:: Written problem ::
Locate the string "using" in the listing below. Copy every line where it is found.

____

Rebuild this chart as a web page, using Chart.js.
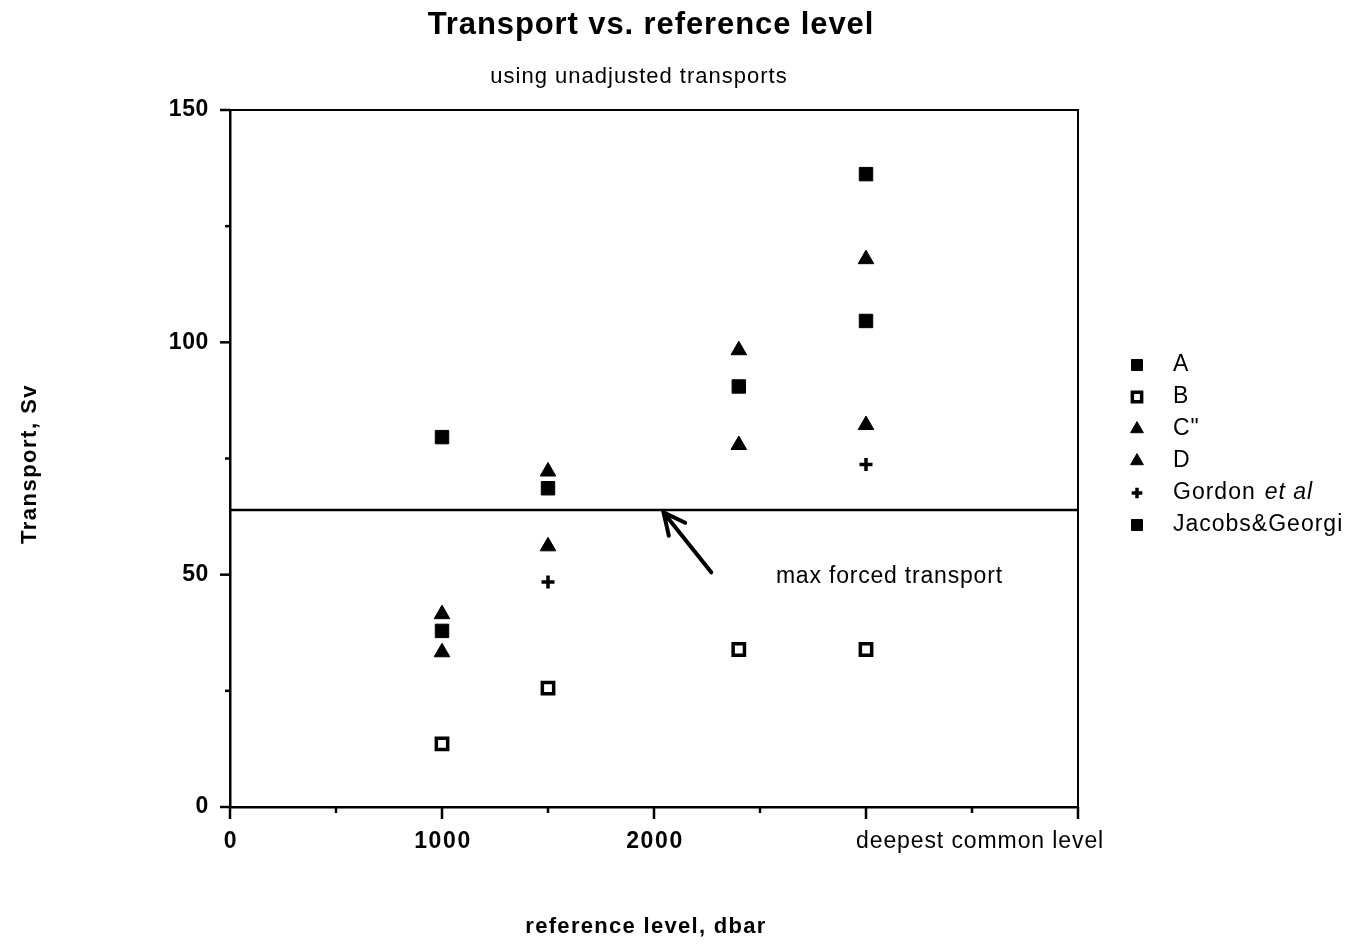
<!DOCTYPE html>
<html>
<head>
<meta charset="utf-8">
<title>Transport vs. reference level</title>
<script src="https://cdn.jsdelivr.net/npm/chart.js@4.4.1/dist/chart.umd.min.js"></script>
<style>
  html, body { margin: 0; padding: 0; background: #fff; }
  #wrap { width: 1351px; height: 944px; position: relative; }
</style>
</head>
<body>
<div id="wrap"><canvas id="transportChart"></canvas></div>
<script>
// reference levels (dbar) and transports (Sv)
const levels = [1000, 1500, 2400, 3000];
const transportA = [37.9, 68.6, 90.5, 104.6];
const transportB = [13.6, 25.6, 33.9, 33.9];
const transportC = [41.5, 72.2, 98.3, 117.9];
const transportD = [33.3, 56.1, 77.9, 82.2];
const gordonLevels = [1500, 3000];
const transportGordon = [48.4, 73.7];
const jacobsLevels = [1000, 3000];
const transportJacobs = [79.6, 136.2];
const maxForced = 63.9;

const xTicks = [0, 1000, 2000, 3000];
const xTickLabels = ['0', '1000', '2000', 'deepest common level'];
const yTicks = [0, 50, 100, 150];

const FONT = '"Liberation Sans", Arial, Helvetica, sans-serif';

function toPoints(xs, ys) {
  return xs.map((x, i) => ({ x: x, y: ys[i] }));
}

function markerSet(style) {
  if (style === 'filledSquare') {
    return { pointStyle: 'rect', pointRadius: 9.5, backgroundColor: '#000', borderColor: '#000', borderWidth: 1 };
  }
  if (style === 'openSquare') {
    return { pointStyle: 'rect', pointRadius: 8, backgroundColor: '#fff', borderColor: '#000', borderWidth: 3.5 };
  }
  if (style === 'triangle') {
    return { pointStyle: 'triangle', pointRadius: 9, backgroundColor: '#000', borderColor: '#000', borderWidth: 1 };
  }
  return { pointStyle: 'cross', pointRadius: 6.5, backgroundColor: '#000', borderColor: '#000', borderWidth: 3.5 };
}

const datasets = [
  Object.assign({ label: 'A', data: toPoints(levels, transportA) }, markerSet('filledSquare')),
  Object.assign({ label: 'B', data: toPoints(levels, transportB) }, markerSet('openSquare')),
  Object.assign({ label: 'C"', data: toPoints(levels, transportC) }, markerSet('triangle')),
  Object.assign({ label: 'D', data: toPoints(levels, transportD) }, markerSet('triangle')),
  Object.assign({ label: 'Gordon', italic: 'et al', data: toPoints(gordonLevels, transportGordon) }, markerSet('cross')),
  Object.assign({ label: 'Jacobs&Georgi', data: toPoints(jacobsLevels, transportJacobs) }, markerSet('filledSquare')),
  {
    type: 'line',
    label: 'max forced transport',
    hideInLegend: true,
    data: [{ x: 0, y: maxForced }, { x: 4000, y: maxForced }],
    borderColor: '#000',
    borderWidth: 2.5,
    pointRadius: 0,
    fill: false
  }
];

function text(ctx, str, x, y, font, spacing) {
  ctx.font = font;
  ctx.letterSpacing = spacing + 'px';
  ctx.fillText(str, x, y);
  const w = ctx.measureText(str).width;
  ctx.letterSpacing = '0px';
  return w;
}

// frame, tick marks, labels, legend and the annotation arrow
const decorations = {
  id: 'decorations',
  afterDraw(chart) {
    const ctx = chart.ctx;
    const area = chart.chartArea;
    const xs = chart.scales.x;
    const ys = chart.scales.y;
    ctx.save();
    ctx.strokeStyle = '#000';
    ctx.fillStyle = '#000';

    // top and right frame
    ctx.lineWidth = 2;
    ctx.beginPath();
    ctx.moveTo(area.left, area.top);
    ctx.lineTo(area.right, area.top);
    ctx.lineTo(area.right, area.bottom);
    ctx.stroke();

    // tick marks
    ctx.lineWidth = 2.5;
    for (let v = 0; v <= 4000; v += 500) {
      const px = xs.getPixelForValue(v);
      const len = v % 1000 === 0 ? 12 : 6;
      ctx.beginPath();
      ctx.moveTo(px, area.bottom);
      ctx.lineTo(px, area.bottom + len);
      ctx.stroke();
    }
    for (let v = 0; v <= 150; v += 25) {
      const py = ys.getPixelForValue(v);
      const len = v % 50 === 0 ? 10 : 5;
      ctx.beginPath();
      ctx.moveTo(area.left, py);
      ctx.lineTo(area.left - len, py);
      ctx.stroke();
    }

    // y tick labels
    ctx.textBaseline = 'middle';
    ctx.textAlign = 'right';
    yTicks.forEach((v) => {
      text(ctx, String(v), area.left - 21, ys.getPixelForValue(v), 'bold 23px ' + FONT, 0.6);
    });

    // x tick labels
    xTicks.forEach((v, i) => {
      const px = xs.getPixelForValue(v);
      if (i === xTicks.length - 1) {
        ctx.textAlign = 'left';
        text(ctx, xTickLabels[i], px - 10, area.bottom + 35, '23px ' + FONT, 0.9);
      } else {
        ctx.textAlign = 'center';
        text(ctx, xTickLabels[i], px + 1, area.bottom + 35, 'bold 23px ' + FONT, 1.6);
      }
    });

    // titles
    ctx.textAlign = 'center';
    text(ctx, 'Transport vs. reference level', 651, 25, 'bold 31px ' + FONT, 0.9);
    text(ctx, 'using unadjusted transports', 639, 77, '22px ' + FONT, 1);
    text(ctx, 'reference level, dbar', 646, 927, 'bold 22px ' + FONT, 1.3);
    ctx.save();
    ctx.translate(30, 464);
    ctx.rotate(-Math.PI / 2);
    text(ctx, 'Transport, Sv', 0, 0, 'bold 22px ' + FONT, 1.5);
    ctx.restore();

    // legend
    let row = 0;
    chart.data.datasets.forEach((ds) => {
      if (ds.hideInLegend) return;
      const ly = 365 + row * 32;
      const lx = area.right + 59;
      ctx.fillStyle = ds.backgroundColor;
      ctx.strokeStyle = ds.borderColor;
      ctx.lineWidth = ds.borderWidth;
      Chart.helpers.drawPoint(ctx, {
        pointStyle: ds.pointStyle,
        radius: ds.pointRadius * 0.82,
        rotation: 0,
        borderWidth: ds.borderWidth
      }, lx, ly);
      ctx.fillStyle = '#000';
      ctx.textAlign = 'left';
      const w = text(ctx, ds.label, area.right + 95, ly, '23px ' + FONT, 1);
      if (ds.italic) {
        text(ctx, ds.italic, area.right + 95 + w + 9, ly, 'italic 23px ' + FONT, 1);
      }
      row++;
    });

    // arrow pointing at the max forced transport line
    const tailX = xs.getPixelForValue(2270), tailY = ys.getPixelForValue(50.5);
    const tipX = xs.getPixelForValue(2045), tipY = ys.getPixelForValue(maxForced - 0.5);
    const ang = Math.atan2(tailY - tipY, tailX - tipX);
    ctx.strokeStyle = '#000';
    ctx.lineWidth = 4;
    ctx.lineCap = 'round';
    ctx.beginPath();
    ctx.moveTo(tailX, tailY);
    ctx.lineTo(tipX, tipY);
    ctx.moveTo(tipX + 24 * Math.cos(ang + 0.45), tipY + 24 * Math.sin(ang + 0.45));
    ctx.lineTo(tipX, tipY);
    ctx.lineTo(tipX + 24 * Math.cos(ang - 0.45), tipY + 24 * Math.sin(ang - 0.45));
    ctx.stroke();

    ctx.fillStyle = '#000';
    ctx.textAlign = 'left';
    text(ctx, 'max forced transport', xs.getPixelForValue(2575), ys.getPixelForValue(49.5), '23px ' + FONT, 0.8);
    ctx.restore();
  }
};

new Chart(document.getElementById('transportChart'), {
  type: 'scatter',
  data: { datasets: datasets },
  options: {
    responsive: true,
    maintainAspectRatio: false,
    animation: false,
    layout: { padding: { top: 110, right: 273, left: 0, bottom: 0 } },
    plugins: {
      legend: { display: false },
      title: { display: false },
      tooltip: { enabled: false }
    },
    scales: {
      x: {
        type: 'linear',
        min: 0,
        max: 4000,
        grid: { display: false },
        border: { display: true, color: '#000', width: 2.5 },
        ticks: { display: false },
        afterFit(scale) { scale.height = 137; }
      },
      y: {
        type: 'linear',
        min: 0,
        max: 150,
        grid: { display: false },
        border: { display: true, color: '#000', width: 2.5 },
        ticks: { display: false },
        afterFit(scale) { scale.width = 230; }
      }
    }
  },
  plugins: [decorations]
});
</script>
</body>
</html>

____

:: Response to the exercise ::
Rebuild this chart as a web page, using Chart.js.
    text(ctx, 'using unadjusted transports', 639, 77, '22px ' + FONT, 1);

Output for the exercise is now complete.